1. Understand what you're reading
A public tender file typically contains: the notice, the specifications (the buyer's actual needs), the instructions to bidders, the contractual framework, the forms — and, along the way, addenda that change all of it. The golden rule: the addendum takes precedence. A response built on the original version of the specifications when an addendum changed a requirement is the most avoidable rejection there is.
2. Extract the requirements — all of them
Split them into two families: the mandatory requirements ("must," "required," "under penalty of rejection") and the desired ones ("asset," "desirable"). A single missed mandatory requirement means a non-compliant submission, no matter how good the rest is. Turn them into a numbered list with the source article reference: that's your compliance matrix, and it's what will save you at the final review.
3. Decode the evaluation grid
In Québec, many professional-services tenders use a weighted evaluation (often with a passing score — 70 points is common), sometimes combined with price. Every weighted criterion is a disguised drafting instruction: "Firm's experience: 30 points" means 30% of your drafting effort should demonstrate that experience, with verifiable references.
4. Decide fast: the go/no-go
Before writing a single line, answer honestly: can we satisfy every mandatory requirement? Do our strengths match the most heavily weighted criteria? Is the timeline realistic? An average submission costs 27 to 33 hours of work — investing it in a tender that's already lost is the number-one source of wasted effort for SMBs that bid.
5. Draft from what you already have
Your past submissions already contain 60 to 80% of the material: firm presentation, methodologies, résumés, references. The work isn't writing from scratch, but adapting that material to the tender's exact criteria — and filling in the gaps you've identified.

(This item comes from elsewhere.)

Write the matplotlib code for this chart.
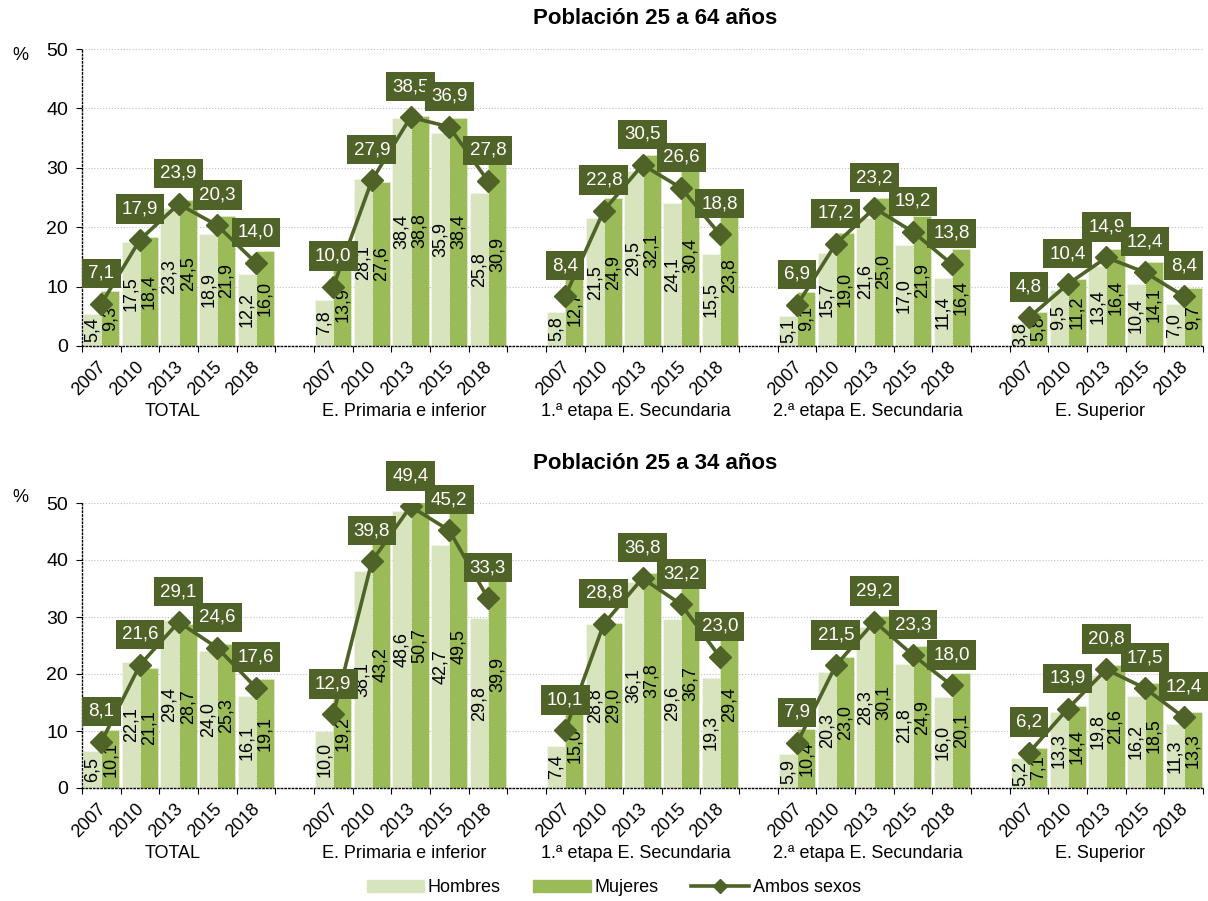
import matplotlib.pyplot as plt
import matplotlib.patches as mpatches
import matplotlib.lines as mlines

plt.rcParams['font.family'] = ['Liberation Sans', 'DejaVu Sans']

# Categories
groups = ["TOTAL", "E. Primaria e inferior", "1.ª etapa E. Secundaria",
          "2.ª etapa E. Secundaria", "E. Superior"]
years = ["2007", "2010", "2013", "2015", "2018"]

# Población 25 a 64 años
top_hombres = [[5.4, 17.5, 23.3, 18.9, 12.2],
               [7.8, 28.1, 38.4, 35.9, 25.8],
               [5.8, 21.5, 29.5, 24.1, 15.5],
               [5.1, 15.7, 21.6, 17.0, 11.4],
               [3.8, 9.5, 13.4, 10.4, 7.0]]
top_mujeres = [[9.3, 18.4, 24.5, 21.9, 16.0],
               [13.9, 27.6, 38.8, 38.4, 30.9],
               [12.7, 24.9, 32.1, 30.4, 23.8],
               [9.1, 19.0, 25.0, 21.9, 16.4],
               [5.8, 11.2, 16.4, 14.1, 9.7]]
top_ambos = [[7.1, 17.9, 23.9, 20.3, 14.0],
             [10.0, 27.9, 38.5, 36.9, 27.8],
             [8.4, 22.8, 30.5, 26.6, 18.8],
             [6.9, 17.2, 23.2, 19.2, 13.8],
             [4.8, 10.4, 14.9, 12.4, 8.4]]

# Población 25 a 34 años
bot_hombres = [[6.5, 22.1, 29.4, 24.0, 16.1],
               [10.0, 38.1, 48.6, 42.7, 29.8],
               [7.4, 28.8, 36.1, 29.6, 19.3],
               [5.9, 20.3, 28.3, 21.8, 16.0],
               [5.2, 13.3, 19.8, 16.2, 11.3]]
bot_mujeres = [[10.1, 21.1, 28.7, 25.3, 19.1],
               [19.2, 43.2, 50.7, 49.5, 39.9],
               [15.0, 29.0, 37.8, 36.7, 29.4],
               [10.4, 23.0, 30.1, 24.9, 20.1],
               [7.1, 14.4, 21.6, 18.5, 13.3]]
bot_ambos = [[8.1, 21.6, 29.1, 24.6, 17.6],
             [12.9, 39.8, 49.4, 45.2, 33.3],
             [10.1, 28.8, 36.8, 32.2, 23.0],
             [7.9, 21.5, 29.2, 23.3, 18.0],
             [6.2, 13.9, 20.8, 17.5, 12.4]]

C_H = '#D7E4BD'
C_M = '#9BBB59'
C_A = '#4F6228'
YMAX = 50


def fmt(v):
    return ('%.1f' % v).replace('.', ',')


def draw_panel(ax, hombres, mujeres, ambos):
    bw = 0.47
    for g in range(len(groups)):
        xs = [g * 6 + j + 0.5 for j in range(len(years))]
        ax.bar([x - bw / 2 for x in xs], hombres[g], bw, color=C_H,
               edgecolor='white', linewidth=0.6, linestyle=':', zorder=2)
        ax.bar([x + bw / 2 for x in xs], mujeres[g], bw, color=C_M,
               edgecolor='white', linewidth=0.6, linestyle=':', zorder=2)
        ax.plot(xs, ambos[g], color=C_A, lw=2.6, marker='D', ms=11, zorder=4)
        for j, x in enumerate(xs):
            h = hombres[g][j]
            m = mujeres[g][j]
            ax.text(x - bw / 2, min(h, YMAX) / 2, fmt(h), rotation=90,
                    ha='center', va='center', fontsize=13, zorder=3)
            ax.text(x + bw / 2, min(m, YMAX) / 2, fmt(m), rotation=90,
                    ha='center', va='center', fontsize=13, zorder=3)
            ax.annotate(fmt(ambos[g][j]), (x, ambos[g][j]), xytext=(0, 22),
                        textcoords='offset points', ha='center', va='center',
                        color='white', fontsize=13.5, zorder=6,
                        bbox=dict(boxstyle='square,pad=0.33', fc=C_A, ec='none'))
            # year label
            ax.annotate(years[j], (x, 0), xycoords=('data', 'axes fraction'),
                        xytext=(-3, -9), textcoords='offset points',
                        ha='right', va='top', rotation=45, rotation_mode='anchor',
                        fontsize=13)
        # group label
        ax.annotate(groups[g], (g * 6 + 2.5, 0), xycoords=('data', 'axes fraction'),
                    xytext=(-4.5, -47), textcoords='offset points',
                    ha='center', va='center', fontsize=13)

    ax.set_xlim(0, 29)
    ax.set_ylim(0, YMAX)
    ax.set_yticks(range(0, 51, 10))
    ax.tick_params(axis='y', labelsize=14, length=4, direction='out', pad=6)
    ax.set_xticks(range(0, 30))
    ax.set_xticklabels([])
    ax.tick_params(axis='x', length=4, direction='out')
    ax.yaxis.grid(True, color='#BFBFBF', linestyle=':', linewidth=0.8, zorder=0)
    ax.set_axisbelow(True)
    for s in ['top', 'right']:
        ax.spines[s].set_visible(False)
    for s in ['left', 'bottom']:
        ax.spines[s].set_linestyle(':')
        ax.spines[s].set_linewidth(1.0)
        ax.spines[s].set_zorder(5)


fig = plt.figure(figsize=(12.08, 9.01), dpi=100)
W, H = 1208.0, 901.0

ax1 = fig.add_axes([82 / W, (H - 346) / H, 1121 / W, 297 / H])
ax2 = fig.add_axes([82 / W, (H - 788) / H, 1121 / W, 285 / H])

draw_panel(ax1, top_hombres, top_mujeres, top_ambos)
draw_panel(ax2, bot_hombres, bot_mujeres, bot_ambos)

fig.text(655 / W, 1 - 18 / H, "Población 25 a 64 años", ha='center', va='center',
         fontsize=16, fontweight='bold')
fig.text(655 / W, 1 - 463 / H, "Población 25 a 34 años", ha='center', va='center',
         fontsize=16, fontweight='bold')
fig.text(20 / W, 1 - 55 / H, "%", ha='center', va='center', fontsize=13)
fig.text(20 / W, 1 - 497 / H, "%", ha='center', va='center', fontsize=13)

handles = [mpatches.Patch(color=C_H, label='Hombres'),
           mpatches.Patch(color=C_M, label='Mujeres'),
           mlines.Line2D([], [], color=C_A, lw=2.6, marker='D', ms=7, label='Ambos sexos')]
fig.legend(handles=handles, loc='center', bbox_to_anchor=(0.508, 1 - 888 / H), ncol=3,
           frameon=False, fontsize=13, handlelength=3.2, handleheight=0.6,
           handletextpad=0.2, columnspacing=1.8)

fig.savefig('out.png', dpi=100)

Watch out for blind copy-paste: a client name left over from an old mandate is a classic, embarrassing slip.
6. The pitfalls that disqualify you
A submission form not signed by an authorized person; an expired Revenu Québec certificate; a bid bond for the wrong amount; a missed mandatory site visit; a submission filed after the deadline (2:00 p.m. means 2:00:00 p.m.); required schedule documents missing. None of these rejections judge the quality of your offer — all of them are avoidable with a checklist.